There is a lot of functionality with this model. It is built to do a lot of complex things, but also handle more simple funding structures.

Why do some investors like to do preferred equity deals?

The reason why is because of risk vs. return. Preferred equity (in most cases) means that all cash flows available will go to pay back the preferred equity amount before any other cash is distributed. You can have a preferred return on the amount of preferred equity and in that case (as you will see in the video above) the cash amount is calculated for that first and any remaining cash goes to pay back the equity.

You can also have an equity kicker or profit kicker on the preferred equity side of things. In that case, after the equity has all been paid back, the preferred leg still gets a share of profits and that share is usually smaller.

The above logic means that preferred equity investors give up some of the potential upside for more confidence that they will at least get their money back and possibly a defined annual return before anyone else in the stack gets paid a penny.

You can see this play out in the model where you have a 10-year scenario with a larger cash infusion after year 4 and then a larger exit in year 10. By year 4, the preferred equity is paid up and then the remaining cash is split to the investor/sponsor common equity. That may or may not be a greater return than the preferred equity as it just depends on the final results of the deal and what the exit value is.

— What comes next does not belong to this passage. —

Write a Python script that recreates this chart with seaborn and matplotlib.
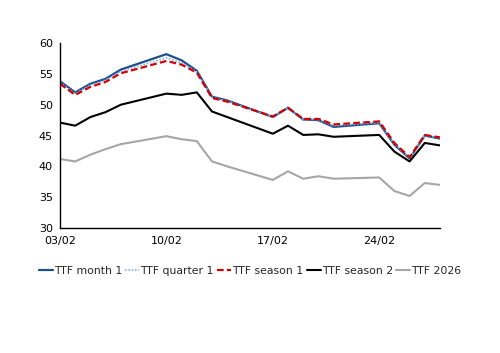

This model allows for zeroing out of anything and it will still work. You can remove the preferred equity and just have the waterfall logic with IRR hurdles between the common equity or you can have just the preferred equity with no contributions from common equity investors or general partners. The general partners would then receive anything after the preferred equity kicker.

You could have just the preferred equity and a sponsor with no common equity limited partner.

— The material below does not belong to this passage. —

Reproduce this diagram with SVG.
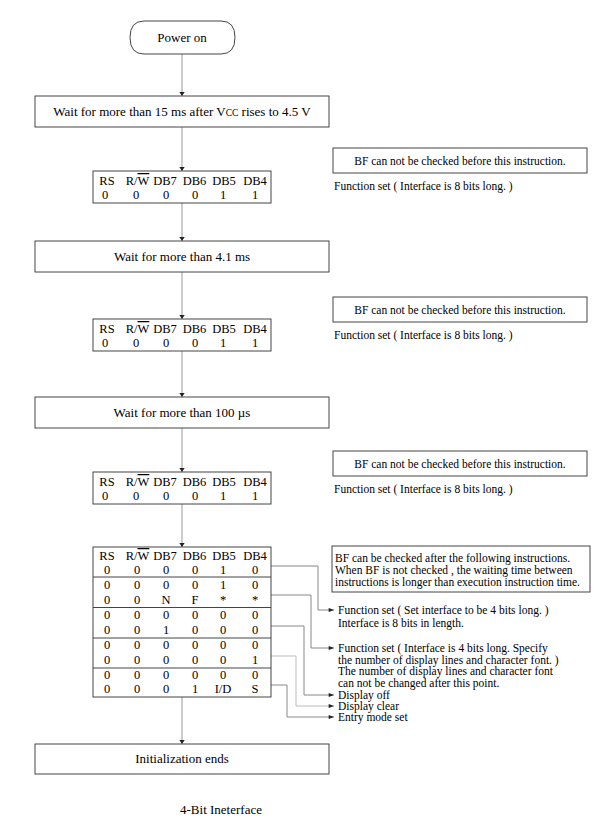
<svg xmlns="http://www.w3.org/2000/svg" width="603" height="822" viewBox="0 0 603 822" font-family="'Liberation Serif','DejaVu Serif',serif">
<defs>
<style>
text{font-family:"Liberation Serif","DejaVu Serif",serif;fill:#000}
.m{font-size:13px}
.t{font-size:12.5px;text-anchor:middle}
.s{font-size:11.5px}
.c{text-anchor:middle}
.box{fill:#fff;stroke:#444;stroke-width:1}
.flow{fill:none;stroke:#999;stroke-width:1}
.lead{fill:none;stroke:#888;stroke-width:1}
.lead2{fill:none;stroke:#bbb;stroke-width:1}
.ol{text-decoration:overline}
</style>
<marker id="ah" viewBox="0 0 6 8" refX="6" refY="4" markerWidth="4" markerHeight="6" orient="auto" markerUnits="userSpaceOnUse">
<path d="M0,0 L6,4 L0,8 z" fill="#222"/>
</marker>
<marker id="ah2" viewBox="0 0 8 6" refX="8" refY="3" markerWidth="7" markerHeight="4" orient="auto" markerUnits="userSpaceOnUse">
<path d="M0,0 L8,3 L0,6 z" fill="#222"/>
</marker>
</defs>
<rect width="603" height="822" fill="#fff"/>

<g id="connectors">
<path class="flow" d="M182,54 V96" marker-end="url(#ah)"/>
<path class="flow" d="M182,127 V171" marker-end="url(#ah)"/>
<path class="flow" d="M182,203 V241" marker-end="url(#ah)"/>
<path class="flow" d="M182,272 V319" marker-end="url(#ah)"/>
<path class="flow" d="M182,351 V397" marker-end="url(#ah)"/>
<path class="flow" d="M182,428 V472" marker-end="url(#ah)"/>
<path class="flow" d="M182,504 V547" marker-end="url(#ah)"/>
<path class="flow" d="M182,697 V744" marker-end="url(#ah)"/>
<path class="lead" d="M271,566 H318 V610 H334" marker-end="url(#ah2)"/>
<path class="lead" d="M271,595 H311 V648 H334" marker-end="url(#ah2)"/>
<path class="lead" d="M271,626 H304 V695 H334" marker-end="url(#ah2)"/>
<path class="lead2" d="M271,656 H296 V706 H334" marker-end="url(#ah2)"/>
<path class="lead" d="M271,685 H287 V717 H334" marker-end="url(#ah2)"/>
</g>

<g id="power-on">
<path class="box" d="M144,21 H221 Q235,21 235,37.5 Q235,54 221,54 H144 Q130,54 130,37.5 Q130,21 144,21 z"/>
<text class="m c" x="182" y="42">Power on</text>
</g>

<g id="wait-15ms">
<rect class="box" x="35" y="96" width="294" height="31"/>
<text class="m c" x="182" y="116">Wait for more than 15 ms after V<tspan font-size="9.5">CC</tspan>  rises to 4.5 V</text>
</g>

<g id="cmd-1">
<rect class="box" x="93" y="171" width="178" height="32"/>
<text class="t" x="107" y="185">RS</text><text class="t" x="137.5" y="185">R/<tspan class="ol">W</tspan></text><text class="t" x="165" y="185">DB7</text><text class="t" x="194.5" y="185">DB6</text><text class="t" x="224" y="185">DB5</text><text class="t" x="255" y="185">DB4</text>
<text class="t" x="105" y="199">0</text><text class="t" x="136" y="199">0</text><text class="t" x="166" y="199">0</text><text class="t" x="195" y="199">0</text><text class="t" x="223" y="199">1</text><text class="t" x="255" y="199">1</text>
</g>

<g id="note-1">
<rect class="box" x="333" y="148" width="254" height="25"/>
<text class="s c" x="460" y="165">BF can not be checked before this instruction.</text>
<text class="s" x="334" y="190">Function set ( Interface is 8 bits long. )</text>
</g>

<g id="wait-4ms">
<rect class="box" x="35" y="241" width="294" height="31"/>
<text class="m c" x="182" y="261">Wait for more than 4.1 ms</text>
</g>

<g id="cmd-2">
<rect class="box" x="93" y="319" width="178" height="32"/>
<text class="t" x="107" y="333">RS</text><text class="t" x="137.5" y="333">R/<tspan class="ol">W</tspan></text><text class="t" x="165" y="333">DB7</text><text class="t" x="194.5" y="333">DB6</text><text class="t" x="224" y="333">DB5</text><text class="t" x="255" y="333">DB4</text>
<text class="t" x="105" y="347">0</text><text class="t" x="136" y="347">0</text><text class="t" x="166" y="347">0</text><text class="t" x="195" y="347">0</text><text class="t" x="223" y="347">1</text><text class="t" x="255" y="347">1</text>
</g>

<g id="note-2">
<rect class="box" x="333" y="297" width="254" height="25"/>
<text class="s c" x="460" y="314">BF can not be checked before this instruction.</text>
<text class="s" x="334" y="339">Function set ( Interface is 8 bits long. )</text>
</g>

<g id="wait-100us">
<rect class="box" x="35" y="397" width="294" height="31"/>
<text class="m c" x="182" y="417">Wait for more than 100 µs</text>
</g>

<g id="cmd-3">
<rect class="box" x="93" y="472" width="178" height="32"/>
<text class="t" x="107" y="486">RS</text><text class="t" x="137.5" y="486">R/<tspan class="ol">W</tspan></text><text class="t" x="165" y="486">DB7</text><text class="t" x="194.5" y="486">DB6</text><text class="t" x="224" y="486">DB5</text><text class="t" x="255" y="486">DB4</text>
<text class="t" x="105" y="500">0</text><text class="t" x="136" y="500">0</text><text class="t" x="166" y="500">0</text><text class="t" x="195" y="500">0</text><text class="t" x="223" y="500">1</text><text class="t" x="255" y="500">1</text>
</g>

<g id="note-3">
<rect class="box" x="333" y="451" width="254" height="25"/>
<text class="s c" x="460" y="468">BF can not be checked before this instruction.</text>
<text class="s" x="334" y="493">Function set ( Interface is 8 bits long. )</text>
</g>

<g id="cmd-4bit">
<rect class="box" x="93" y="547" width="178" height="150"/>
<path d="M93,577 H271 M93,607.5 H271 M93,638 H271 M93,668 H271" stroke="#444" stroke-width="1"/>
<text class="t" x="107" y="560">RS</text><text class="t" x="137.5" y="560">R/<tspan class="ol">W</tspan></text><text class="t" x="165" y="560">DB7</text><text class="t" x="194.5" y="560">DB6</text><text class="t" x="224" y="560">DB5</text><text class="t" x="255" y="560">DB4</text>
<text class="t" x="107" y="574">0</text><text class="t" x="137" y="574">0</text><text class="t" x="166" y="574">0</text><text class="t" x="195" y="574">0</text><text class="t" x="223" y="574">1</text><text class="t" x="255" y="574">0</text>
<text class="t" x="107" y="589">0</text><text class="t" x="137" y="589">0</text><text class="t" x="166" y="589">0</text><text class="t" x="195" y="589">0</text><text class="t" x="223" y="589">1</text><text class="t" x="255" y="589">0</text>
<text class="t" x="107" y="603.5">0</text><text class="t" x="137" y="603.5">0</text><text class="t" x="166" y="603.5">N</text><text class="t" x="195" y="603.5">F</text><text class="t" x="223" y="603.5">*</text><text class="t" x="255" y="603.5">*</text>
<text class="t" x="107" y="618.5">0</text><text class="t" x="137" y="618.5">0</text><text class="t" x="166" y="618.5">0</text><text class="t" x="195" y="618.5">0</text><text class="t" x="223" y="618.5">0</text><text class="t" x="255" y="618.5">0</text>
<text class="t" x="107" y="633.5">0</text><text class="t" x="137" y="633.5">0</text><text class="t" x="166" y="633.5">1</text><text class="t" x="195" y="633.5">0</text><text class="t" x="223" y="633.5">0</text><text class="t" x="255" y="633.5">0</text>
<text class="t" x="107" y="648.5">0</text><text class="t" x="137" y="648.5">0</text><text class="t" x="166" y="648.5">0</text><text class="t" x="195" y="648.5">0</text><text class="t" x="223" y="648.5">0</text><text class="t" x="255" y="648.5">0</text>
<text class="t" x="107" y="663.5">0</text><text class="t" x="137" y="663.5">0</text><text class="t" x="166" y="663.5">0</text><text class="t" x="195" y="663.5">0</text><text class="t" x="223" y="663.5">0</text><text class="t" x="255" y="663.5">1</text>
<text class="t" x="107" y="678.5">0</text><text class="t" x="137" y="678.5">0</text><text class="t" x="166" y="678.5">0</text><text class="t" x="195" y="678.5">0</text><text class="t" x="223" y="678.5">0</text><text class="t" x="255" y="678.5">0</text>
<text class="t" x="107" y="693">0</text><text class="t" x="137" y="693">0</text><text class="t" x="166" y="693">0</text><text class="t" x="195" y="693">1</text><text class="t" x="223" y="693">I/D</text><text class="t" x="255" y="693">S</text>
</g>

<g id="note-4">
<rect class="box" x="332" y="546" width="258" height="46"/>
<text class="s" x="335" y="562">BF can  be checked after the following instructions.</text>
<text class="s" x="335" y="574">When BF is not checked , the waiting time between</text>
<text class="s" x="335" y="586">instructions is longer than execution instruction time.</text>
</g>

<g id="labels">
<text class="s" x="338" y="614">Function set ( Set interface to be 4 bits long. )</text>
<text class="s" x="338" y="627">Interface is 8 bits in length.</text>
<text class="s" x="338" y="652">Function set ( Interface is 4 bits long. Specify</text>
<text class="s" x="338" y="663.5">the number of display lines and   character font. )</text>
<text class="s" x="338" y="675">The number of display lines and character font</text>
<text class="s" x="338" y="686.5">can not be changed after this point.</text>
<text class="s" x="338" y="699">Display off</text>
<text class="s" x="338" y="710">Display clear</text>
<text class="s" x="338" y="721">Entry mode set</text>
</g>

<g id="init-ends">
<rect class="box" x="35" y="744" width="294" height="30"/>
<text class="m c" x="182" y="763">Initialization ends</text>
</g>

<g id="caption">
<text class="m c" x="221" y="814">4-Bit Ineterface</text>
</g>
</svg>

You could have only one of the three legs.

I added visuals for each entity / pool that shows annual cash flow as well as cumulative cash flow. IRR and equity multiple metrics are also displayed per pool.

There does not have to be a preferred return, meaning the cash flow may just be 100% to pref. equity and when that is fully paid back the remaining is split based on a defined kicker the pref. gets.

There is logic to allow any unpaid preferred returns to accrue onto the equity balance and that will raise the pref. return amount as well as the total equity that must be paid back before anyone else receives cash.

*Note, this model is really easy to extent for more years if you want. All you have to do is go the the last year and drag those columns over as long as you want.